WASHINGTON — D.C. Police Chief Peter Newsham confirmed on Thursday that the department has multiple internal investigations into crime underreporting. But, he denied a department wide effort to downgrade crimes.
“It cuts at our core principal of trust with the community that when we report out on crime statistics, we do it as accurately as we can,” Newsham said at MPD’s yearly performance oversight hearing in front of the D.C. Council’s Committee on the Judiciary and Public Safety.
The admission comes on the heels of a WUSA9 investigation into whistleblower allegations that D.C. Police supervisors are downgrading crimes to make the city’s crime stats look better.
Officer Tabitha Knight and Sergeant Charlotte Djossou discussed the alleged crime underreporting inside the DC Police Department on January 16th at a public hearing of the same committee Chief Newsham testified in front of Thursday.
In an exclusive interview with WUSA9, Sergeant Djossou, a 15-year MPD veteran previously honored for her service by Chief Newsham, detailed her claims DC police supervisors are ordering investigators to downgrade crime classifications form more serious crimes to less serious ones, all to make the city’s crime stats look better.

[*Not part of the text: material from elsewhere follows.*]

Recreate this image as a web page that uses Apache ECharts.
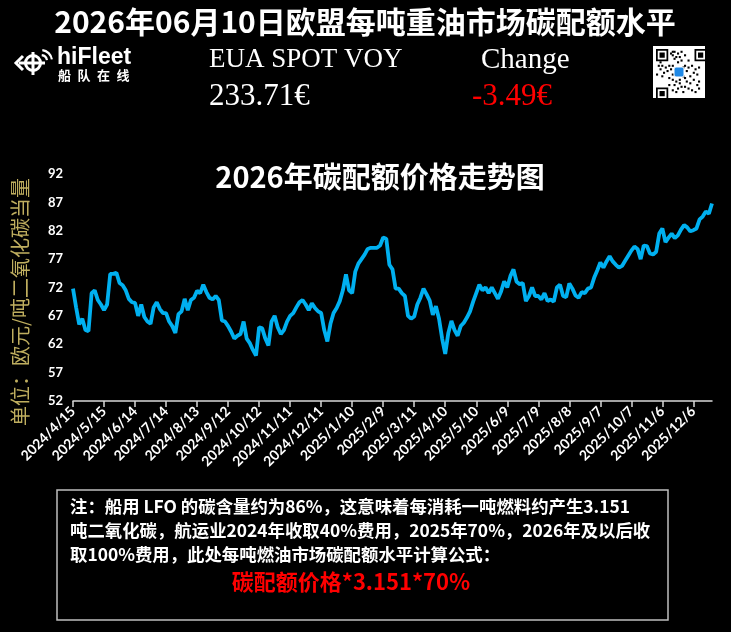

MPD whistleblower Sgt. Charlotte Djossou says the department is underreporting crimes to improve the city's stats. Watch below:
Djossou says internal police documents, handed over to Council and obtained by WUSA9, proves her case.
“It’s not ok to lie to the community about what’s going on around them,” Djossou told Chief Investigative Reporter Eric Flack.
Under questioning by Committee Chair, Councilmember Charles Allen, Chief Newsham said any instances of inappropriate downgrading of crimes is rare.
“We do not have a lot of circumstances where our police officers in my opinion are mis-classifying reports,” Newsham said. “It’s very unique and specific to the agency, and, like I said, command officials are acutely aware that they need to ensure that reporting is as accurate as it possibly can be.”
But, Chief Newsham said, it’s not unheard of either.
WUSA9 obtained an email written by a captain in the Fourth District instructing officers to stop using the classification of theft in the second degree when the value of the property stolen was under $25.
Instead, the captain said officers should use a charge you’ve probably never heard of: taking property without right. That’s an obscure crime designation that carries a maximum of three months in jail, rather than the six-month sentence that could come with a theft charge.
Newsham said an internal investigation found just shy of 200 cases in the Fourth District ended up with that lesser crime designation. He said the captain who gave the order felt it was unfair for low-level offenders to face the more serious theft charge.
Newsham said he’s not opposed to that idea, but added that it would require a citywide policy change, not a unilateral decision by a district captain.
“So the rationale for the decision I do not think was mean spirited, and I don’t think it was intentional in changing statistics,” Newsham said.
After that internal review, Newsham says all the cases that got that lower crime designation were returned to the more serious theft charges.
The whistleblowers also handed over cases they say should have been charged as felony assault with a dangerous weapon, that were actually classified as misdemeanor simple assault.
Newsham didn’t talk about those cases specifically on Thursday, but did tell Councilmember Allen that there have been a number of other internal investigations into alleged downgrading of crime classifications within MPD.
Newsham said he did not know the exact number of cases or the details, but he did tell Allen, his staff would pull all that information and get it to him as soon as they could.
Allen says for now, he’s satisfied crime underreporting is not a department-wide problem.
“I think the only pattern that we saw was reported in the Fourth District,” Allen said. “And I think we heard the chief and their investigations identify it. And then go make changes to it. So, I’m not hearing about any patterns. We would take it very seriously if we had evidence of big patterns.”
Chief Newsham said there is always going to be a gray area with some crime classifications, and that part of a supervisor’s job is to review how a crime was classified – especially in cases handled by less-experienced officers.
If an officer feels like their case was downgraded incorrectly, Newsham said it’s up to that officer to take it up the chain of command.